Occorre andare verso un sistema capace di integrare risorse differenti. Dalla spesa del privato cittadino, alla sanità integrativa di derivazione contrattuale (ormai presente in moltissimi contratti di lavoro), alle opportunità di confrontarsi e sviluppare progetti con la finanza a impatto sociale, fino alla prospettiva di poter lavorare in partnership con più soggetti. Finora abbiamo lavorato molto con la pubblica amministrazione, ora dobbiamo riuscire a promuovere un lavoro che sia di partnership con la PA, ma che possa mettere assieme anche risorse diverse.

Riguardo al tema che ha sollevato prima, i fenomeni come Mafia capitale e in generale gli scandali nell’utilizzo dei fondi per l’accoglienza hanno alimentato il mantra del “business dell’immigrazione”, utilizzato dai partiti critici sull’accoglienza. La cooperazione sociale si è però sempre detta estranea a questo presunto “affare per le cooperative”, giusto?
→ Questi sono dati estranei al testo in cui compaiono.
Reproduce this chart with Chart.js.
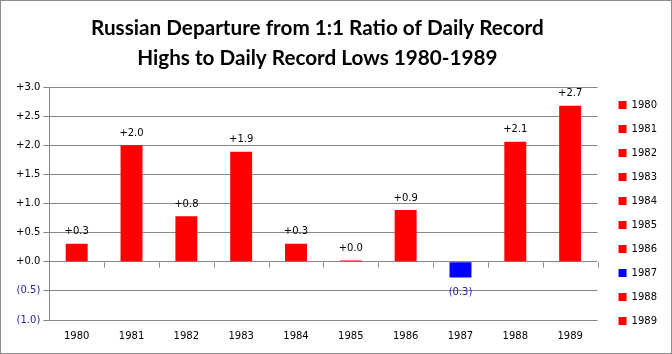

Sì. Per fare chiarezza, la cooperazione sociale ha dovuto affrontare situazioni spiacevoli negli ultimi anni. A partire dal caso di Mafia capitale, nel quale per altro il tribunale anche in appello ha riconosciuto Legacoopsociali parte lesa. Il comportamento criminoso di alcuni dirigenti di cooperative non è il comportamento criminoso della cooperazione. C’è anche da dire che nell’ambito delle attività per i migranti sull’onda dell’emergenza molti operatori si sono improvvisati o hanno utilizzato strumentalmente la forma cooperativa, offrendo attività che non hanno niente da spartire con gli standard del nostro settore. Si sono dunque create le cosiddette “cooperative spurie”, che sono un’altro tema rispetto al quale l’Alleanza delle cooperative si è mobilitata con la raccolta di firme per una legge che le contrasti poiché questo penalizza tutte le realtà sane del movimento.

A che punto è questa proposta di legge?

Diverse specifiche su alcuni strumenti di controllo sono state parzialmente accolte. Inoltre si è aperto un dialogo anche col nuovo governo per andare verso una legislazione specifica. Ci auguriamo che si proceda in modo proficuo e celere.